• [Exercise]: Leaving the pictures out, print the lines from the first line of the listing through the line containing "Arial, Helvetica, sans-serif';", exactly as they read, and no others.

# Start of Data section

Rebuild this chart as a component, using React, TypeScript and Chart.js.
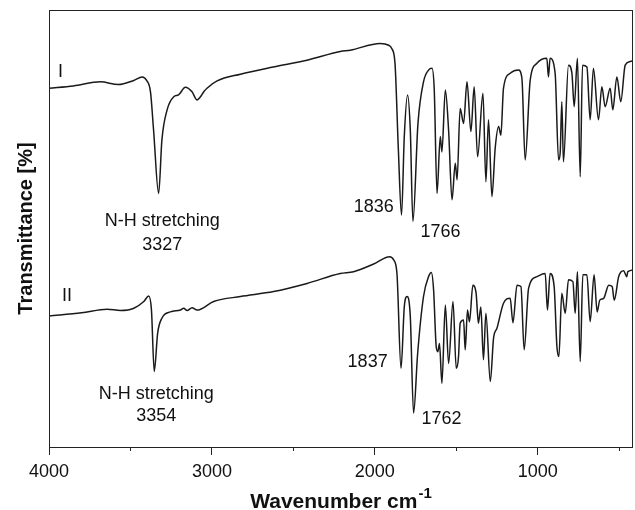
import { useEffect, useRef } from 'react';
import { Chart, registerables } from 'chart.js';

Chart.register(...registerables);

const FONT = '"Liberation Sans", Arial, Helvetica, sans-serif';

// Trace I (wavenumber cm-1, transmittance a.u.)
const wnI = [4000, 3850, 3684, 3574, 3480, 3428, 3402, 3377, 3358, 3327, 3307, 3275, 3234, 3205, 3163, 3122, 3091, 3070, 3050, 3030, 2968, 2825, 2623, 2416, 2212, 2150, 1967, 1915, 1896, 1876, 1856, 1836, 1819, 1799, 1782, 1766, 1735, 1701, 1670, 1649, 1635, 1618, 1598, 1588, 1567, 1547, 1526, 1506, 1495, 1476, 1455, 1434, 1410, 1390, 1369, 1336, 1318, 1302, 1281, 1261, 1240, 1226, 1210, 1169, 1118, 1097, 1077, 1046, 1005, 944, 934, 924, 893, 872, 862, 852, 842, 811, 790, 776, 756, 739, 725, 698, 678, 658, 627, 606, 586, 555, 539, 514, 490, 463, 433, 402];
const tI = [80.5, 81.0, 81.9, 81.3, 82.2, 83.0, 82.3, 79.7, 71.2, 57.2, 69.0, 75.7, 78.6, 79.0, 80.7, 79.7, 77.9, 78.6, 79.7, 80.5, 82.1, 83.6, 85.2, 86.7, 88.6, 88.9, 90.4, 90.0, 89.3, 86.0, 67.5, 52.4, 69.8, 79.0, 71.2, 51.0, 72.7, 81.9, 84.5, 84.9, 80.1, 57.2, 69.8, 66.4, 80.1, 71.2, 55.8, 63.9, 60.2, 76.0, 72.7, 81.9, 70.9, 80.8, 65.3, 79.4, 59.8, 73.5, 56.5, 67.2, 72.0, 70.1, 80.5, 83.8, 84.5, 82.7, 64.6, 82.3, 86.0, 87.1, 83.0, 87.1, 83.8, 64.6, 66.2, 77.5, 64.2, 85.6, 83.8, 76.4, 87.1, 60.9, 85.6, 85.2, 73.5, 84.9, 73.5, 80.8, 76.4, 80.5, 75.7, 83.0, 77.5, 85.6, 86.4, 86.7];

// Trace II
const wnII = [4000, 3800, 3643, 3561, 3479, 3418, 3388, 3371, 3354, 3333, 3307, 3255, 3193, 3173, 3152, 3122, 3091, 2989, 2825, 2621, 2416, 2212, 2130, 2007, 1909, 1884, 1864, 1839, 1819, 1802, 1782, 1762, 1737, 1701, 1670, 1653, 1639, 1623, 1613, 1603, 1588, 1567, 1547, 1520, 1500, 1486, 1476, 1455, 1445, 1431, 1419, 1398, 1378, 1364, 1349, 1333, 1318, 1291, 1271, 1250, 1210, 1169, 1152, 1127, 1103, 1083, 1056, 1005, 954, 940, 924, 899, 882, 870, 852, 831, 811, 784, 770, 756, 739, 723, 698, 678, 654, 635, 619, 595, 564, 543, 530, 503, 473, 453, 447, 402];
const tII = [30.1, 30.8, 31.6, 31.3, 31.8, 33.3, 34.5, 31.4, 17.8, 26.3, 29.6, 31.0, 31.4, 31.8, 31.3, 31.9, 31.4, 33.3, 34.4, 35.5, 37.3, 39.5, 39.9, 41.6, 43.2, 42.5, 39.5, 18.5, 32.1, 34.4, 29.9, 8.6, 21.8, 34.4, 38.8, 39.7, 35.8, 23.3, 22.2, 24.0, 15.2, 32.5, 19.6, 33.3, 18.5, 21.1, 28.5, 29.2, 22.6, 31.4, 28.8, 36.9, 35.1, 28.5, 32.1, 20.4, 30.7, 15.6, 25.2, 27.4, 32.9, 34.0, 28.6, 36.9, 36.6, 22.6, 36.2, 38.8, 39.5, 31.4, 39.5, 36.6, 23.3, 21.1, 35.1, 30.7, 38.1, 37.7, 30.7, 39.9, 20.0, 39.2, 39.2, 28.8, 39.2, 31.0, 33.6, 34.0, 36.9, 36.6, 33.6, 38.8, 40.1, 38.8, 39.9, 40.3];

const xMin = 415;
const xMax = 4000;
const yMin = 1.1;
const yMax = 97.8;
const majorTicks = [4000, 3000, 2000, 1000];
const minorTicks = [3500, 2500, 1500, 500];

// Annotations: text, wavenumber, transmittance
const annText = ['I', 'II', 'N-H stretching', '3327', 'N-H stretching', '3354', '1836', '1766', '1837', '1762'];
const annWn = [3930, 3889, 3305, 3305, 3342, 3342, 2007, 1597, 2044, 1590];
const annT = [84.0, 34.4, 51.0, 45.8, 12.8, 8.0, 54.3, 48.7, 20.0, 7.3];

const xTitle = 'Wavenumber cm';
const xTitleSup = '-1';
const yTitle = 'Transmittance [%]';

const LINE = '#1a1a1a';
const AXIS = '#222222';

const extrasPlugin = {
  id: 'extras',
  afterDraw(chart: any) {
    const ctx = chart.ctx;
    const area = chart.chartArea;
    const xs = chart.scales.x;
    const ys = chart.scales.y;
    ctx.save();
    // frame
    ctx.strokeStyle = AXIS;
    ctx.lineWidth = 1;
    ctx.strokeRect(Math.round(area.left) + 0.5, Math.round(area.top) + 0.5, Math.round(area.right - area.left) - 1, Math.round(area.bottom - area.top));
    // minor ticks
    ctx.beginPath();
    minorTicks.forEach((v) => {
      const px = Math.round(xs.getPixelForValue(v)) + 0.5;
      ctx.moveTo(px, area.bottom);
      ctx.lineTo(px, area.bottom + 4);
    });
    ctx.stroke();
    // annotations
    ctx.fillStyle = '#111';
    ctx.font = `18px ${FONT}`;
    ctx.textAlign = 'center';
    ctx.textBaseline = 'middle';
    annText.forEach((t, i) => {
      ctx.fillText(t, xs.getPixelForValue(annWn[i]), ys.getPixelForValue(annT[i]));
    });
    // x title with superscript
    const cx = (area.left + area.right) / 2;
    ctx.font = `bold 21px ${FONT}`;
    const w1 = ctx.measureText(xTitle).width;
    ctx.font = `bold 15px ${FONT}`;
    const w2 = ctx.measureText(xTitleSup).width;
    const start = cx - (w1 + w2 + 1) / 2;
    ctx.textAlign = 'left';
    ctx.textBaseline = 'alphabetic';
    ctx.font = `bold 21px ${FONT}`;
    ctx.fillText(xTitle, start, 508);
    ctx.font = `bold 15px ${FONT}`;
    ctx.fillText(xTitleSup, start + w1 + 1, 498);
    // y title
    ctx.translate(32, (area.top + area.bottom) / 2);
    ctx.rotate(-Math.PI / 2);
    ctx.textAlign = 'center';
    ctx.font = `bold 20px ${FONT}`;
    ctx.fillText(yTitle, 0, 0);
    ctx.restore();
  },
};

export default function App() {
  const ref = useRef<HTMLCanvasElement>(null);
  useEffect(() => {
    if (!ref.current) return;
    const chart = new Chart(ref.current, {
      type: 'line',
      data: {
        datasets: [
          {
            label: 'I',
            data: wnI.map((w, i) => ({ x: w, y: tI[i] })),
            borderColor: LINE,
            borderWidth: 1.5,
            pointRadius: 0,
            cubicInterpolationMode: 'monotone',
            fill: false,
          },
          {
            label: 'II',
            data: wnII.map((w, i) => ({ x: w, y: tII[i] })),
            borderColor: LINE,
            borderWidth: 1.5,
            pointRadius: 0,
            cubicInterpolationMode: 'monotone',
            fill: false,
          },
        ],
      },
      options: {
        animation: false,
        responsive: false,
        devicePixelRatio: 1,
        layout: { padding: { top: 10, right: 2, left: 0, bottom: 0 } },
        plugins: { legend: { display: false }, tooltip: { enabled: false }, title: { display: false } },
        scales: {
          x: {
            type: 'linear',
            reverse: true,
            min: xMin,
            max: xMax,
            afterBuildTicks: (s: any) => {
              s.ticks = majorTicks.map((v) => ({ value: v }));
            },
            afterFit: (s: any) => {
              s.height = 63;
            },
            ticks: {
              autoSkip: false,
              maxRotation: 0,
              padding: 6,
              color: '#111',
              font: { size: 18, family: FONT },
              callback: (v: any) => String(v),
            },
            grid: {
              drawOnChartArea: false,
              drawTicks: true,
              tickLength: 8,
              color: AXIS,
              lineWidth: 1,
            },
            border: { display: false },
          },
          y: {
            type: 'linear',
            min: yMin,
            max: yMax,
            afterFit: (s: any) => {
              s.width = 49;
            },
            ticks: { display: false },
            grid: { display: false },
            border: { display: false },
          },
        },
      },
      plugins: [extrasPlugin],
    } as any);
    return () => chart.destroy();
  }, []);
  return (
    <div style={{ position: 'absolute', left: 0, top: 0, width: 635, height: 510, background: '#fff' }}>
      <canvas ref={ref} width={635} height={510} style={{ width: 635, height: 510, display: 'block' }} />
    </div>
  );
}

# End of Data section

• [Task output]:
Rebuild this chart as a component, using React, TypeScript and Chart.js.
import { useEffect, useRef } from 'react';
import { Chart, registerables } from 'chart.js';

Chart.register(...registerables);

const FONT = '"Liberation Sans", Arial, Helvetica, sans-serif';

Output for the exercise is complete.